Immigrants and the safety net

The conservative economist Milton Friedman famously said, “You can’t have free immigration and a welfare state.” He was right. You can’t flood our labor markets with illegal workers paying little in taxes — and provide good government benefits for everyone.

But perhaps the opposite is also true. Perhaps you can’t have open borders if you have a high level of benefits.

That’s the case in Canada and much of Europe. Canada has a large immigration program and guaranteed health care for everyone, including foreigners who are legal residents. Canada does not tolerate illegal immigration. It can’t afford to extend its expensive benefits to people who don’t belong there.

Conservative politicians often portray government programs as a magnet to illegal aliens, but almost never as an incentive to enforce America’s immigration laws. Rep. Sam Graves, a Missouri Republican, last year voted against the popular bill to expand the Children’s Health Insurance Program. This would have helped more moderate-income families cover their uninsured children. When his Democratic foe, Kay Barnes, slammed him over the vote, Graves responded that the bill would have extended “free taxpayer-funded health care” to, among others, illegal immigrants.

Funny thing about “taxpayer-funded health care,” which, by the way, no one should ever call “free.” Billionaire retirees get it, as do the poor and members of Congress, including Graves and his kin.

Other Americans obtain private coverage through their employer or can buy their own, assuming they don’t have a sick family member. The only large uninsured group that doesn’t have health-care security is the working stiffs.

And what about illegal immigrants? They don’t have a government program, but they can show up in the nation’s emergency rooms. The care delivered there may be “free” for them, but not for others. It is subsidized by the taxpayers and by higher premiums charged on private health insurance.

In this country, threadbare government benefits are an essential element of the cheap-labor economy. Illegal immigrants provide low-cost labor and suppress the wages of workers who must compete with them, be they native-born or legal immigrants.

And as long as few benefits are flowing to them from Washington, the Bush administration can offer this gift to employers with little skin off its own back. Those who do pay most of the resulting costs are unskilled workers and the local governments that must provide services to people who contribute little to their coffers.

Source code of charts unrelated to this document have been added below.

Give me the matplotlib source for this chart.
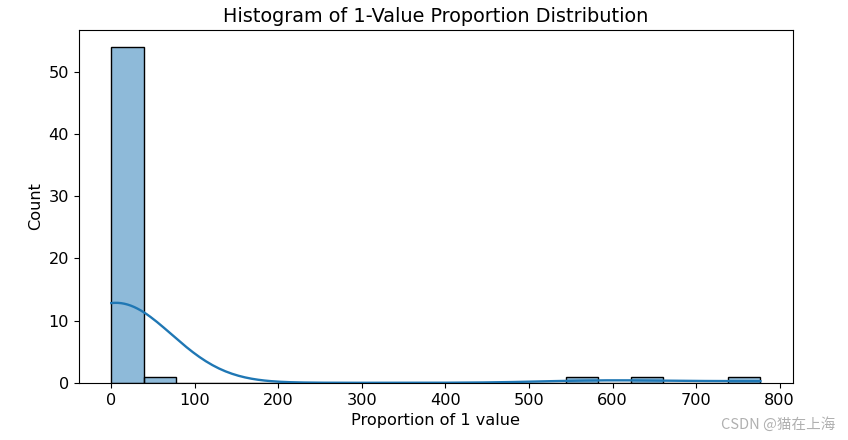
import numpy as np
import matplotlib.pyplot as plt

# values (54 in first bin, one each elsewhere)
small_vals = [0]*30 + [1, 1, 2, 2, 3, 3, 4, 5, 5, 6, 7, 8, 9, 10, 11, 12, 14, 16, 18, 20, 23, 26, 30, 35]
large_vals = [48, 560, 640, 777]
data = np.array(small_vals + large_vals, dtype=float)
n_bins = 20

plt.rcParams['font.family'] = ['DejaVu Sans']
plt.rcParams['font.size'] = 11.6
fig, ax = plt.subplots(figsize=(8.48, 4.4), dpi=100)
fig.subplots_adjust(left=0.093, right=0.935, top=0.932, bottom=0.13)

counts, edges = np.histogram(data, bins=n_bins)
width = edges[1] - edges[0]
ax.bar(edges[:-1], counts, width=width, align='edge',
       facecolor=(0.122, 0.467, 0.706, 0.5), edgecolor='black', linewidth=1)

# gaussian kde, scott's rule, scaled to counts
bw = data.std(ddof=1) * len(data) ** (-1 / 5)
grid = np.linspace(data.min(), data.max(), 200)
dens = np.exp(-0.5 * ((grid[:, None] - data[None, :]) / bw) ** 2).sum(axis=1)
dens = dens / (len(data) * bw * np.sqrt(2 * np.pi))
ax.plot(grid, dens * len(data) * width, color='#1f77b4', linewidth=1.7)

ax.set_title('Histogram of 1-Value Proportion Distribution', fontsize=13.9)
ax.set_xlabel('Proportion of 1 value')
ax.set_ylabel('Count')
ax.set_xticks([0, 100, 200, 300, 400, 500, 600, 700, 800])
ax.set_yticks([0, 10, 20, 30, 40, 50])

fig.text(0.985, 0.018, 'CSDN @猫在上海', ha='right', va='bottom', fontsize=10.5,
         color='#b0b0b0', family=['Noto Sans CJK SC', 'DejaVu Sans'])

plt.savefig('out.png')
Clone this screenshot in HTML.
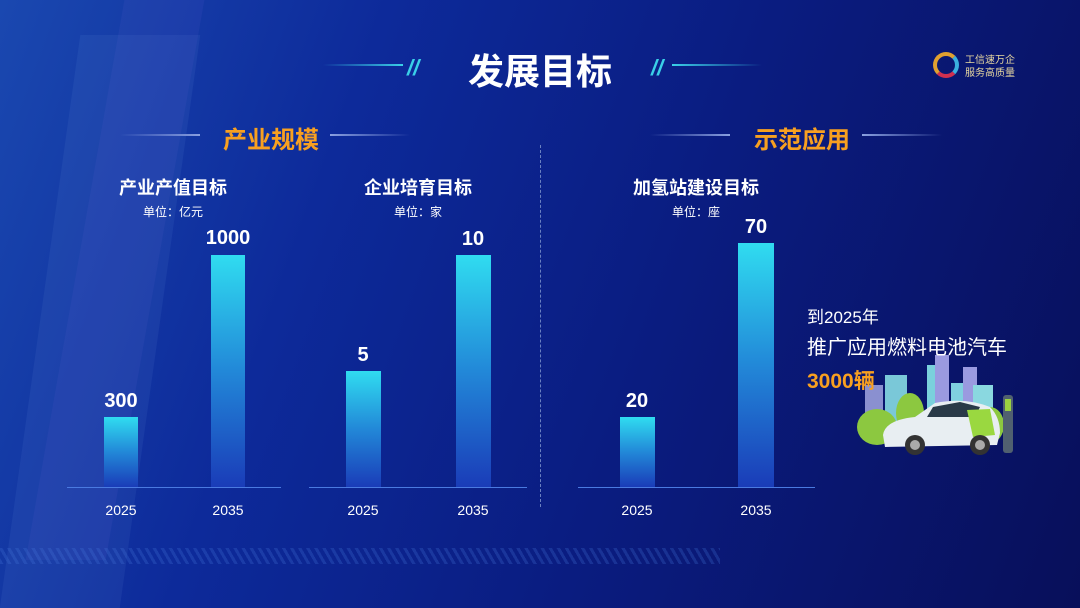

But suppose the federal government guaranteed health coverage for all workers and their families. Wouldn’t that make open borders a far more expensive proposition than it is now? It would.

Democrats have just dropped plans for another vote on the Children’s Health Insurance Program. Bush had condemned the bill as a perilous move toward “government-run health care for every American” — and has promised to veto the legislation as he’s already done twice. (Bush’s concern about government-run enterprises must have had them rolling in the aisles on Wall Street this week, as the U.S. Treasury effectively nationalized the two financial companies responsible for three-quarters of new home mortgages.)

Singling out 10 million working-class children as the one group unworthy of a government insurance program would seem beyond the moral pale, but the Bush administration has always had a warped idea of right and not right. As for the immigration angle, the bill wouldn’t have covered legal aliens, much less illegal ones.

But beyond those particulars lies this argument: The more generous the social safety net, the more essential that the people using it are here legally and making enough money to help pay the costs. Milton Friedman didn’t like government, but he would have gotten the point.